In 2011 he also became a
director of Lynas Corporation,
a company involved in the mining, in Western Australia, of what are known in the
trade as ‘rare earths’.
Without getting into too much scientific detail, rare earths are chemical
elements with scary names like Dysprosium, Ytterbium and Thulium that are
essential ingredients in key modern technologies such as colorants for glasses
and enamels, self-cleaning ovens, lasers, PET scan detectors, nuclear batteries
and ultra-powerful permanent magnets.
China has long been the
world’s major producer and exporter of rare earths, but has recently looked to
scale down its operations for economic and environmental reasons. Well, when
China starts having environmental concerns about an industry, it is surely time
for others to take notice. Despite the fact that Lynas mines its rare earths in
Western Australia, it seems they have chosen to set up their processing plant
in Malaysia, citing cost benefits. What that generally means, in
corporate-speak, is that local labour can be employed for wages far below those
acceptable in the home country, in a market where health, safety and
environmental protection conditions are considerably less demanding. Local
politicians in Pahang province and environmental groups have apparently been
protesting against the plant since 2008, and concerns were even raised in an
article in the New
York Times – in spite of which, LAMP (an innocuous-sounding acronym for
the controversial rare earth plant) entered production in 2013.
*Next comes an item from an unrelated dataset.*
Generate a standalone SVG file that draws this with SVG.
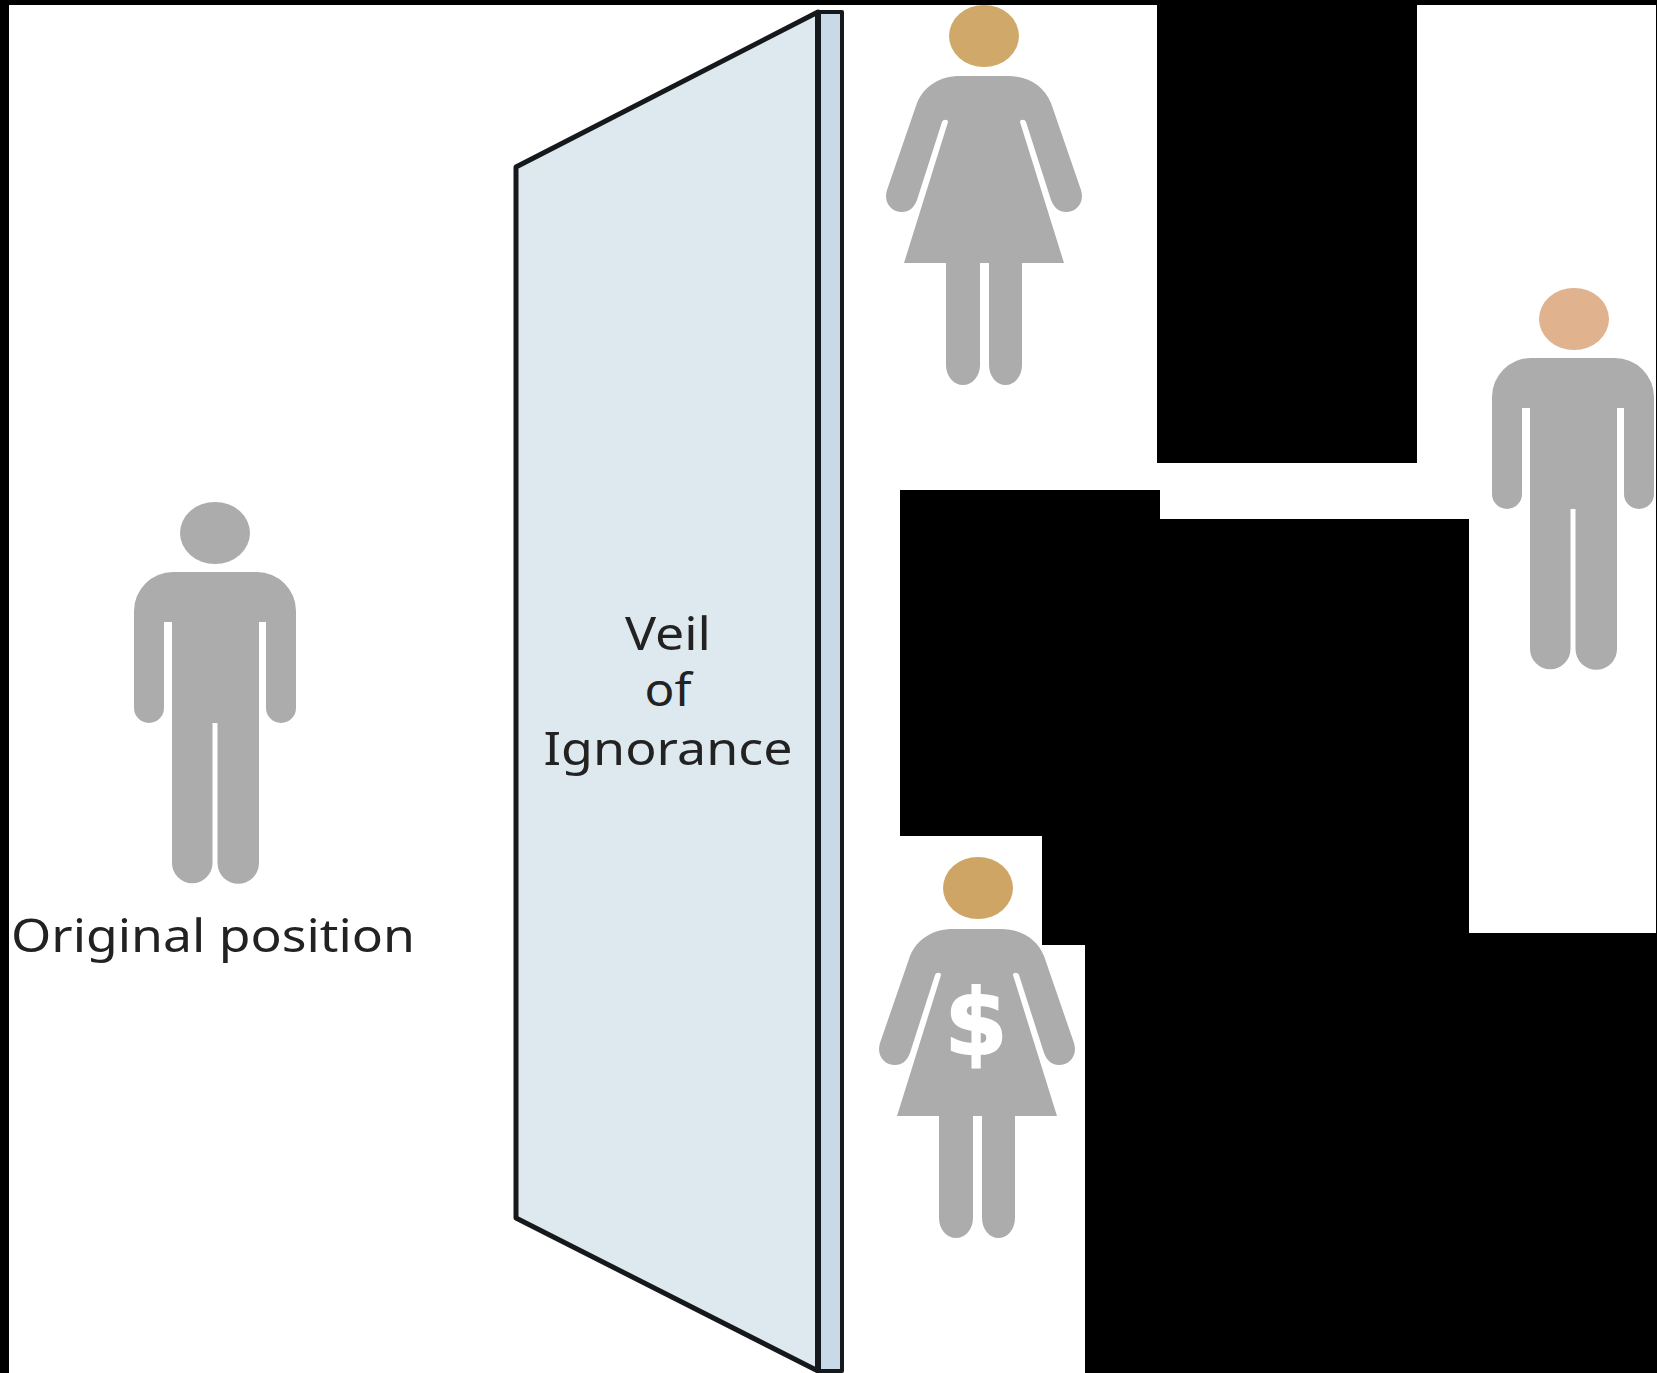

Denis Glover published his
poem ‘The Magpies’ in 1941, when the
Second World War was helping to pull New Zealand out of the disastrous economic
depression of the 1930s. Glover had a reputation as something of a radical
inclining towards anarchic left-wing political views. Apart from the catchy
avian sound effects, ‘Magpies’ tells
of a young couple, Tom and Elizabeth, who, having worked for years to carve a
farm out of the unforgiving bush, lost everything to the bank that foreclosed
on their mortgage, though was subsequently unable to find another purchaser
willing to take it on. Elizabeth died and Tom went a little ‘light in the head’. . . and the last
word belonged to the magpies, whose
‘quardle oodle ardle wardle doodling’ is probably as fitting a comment on
today’s financial system as it was 70-odd years ago.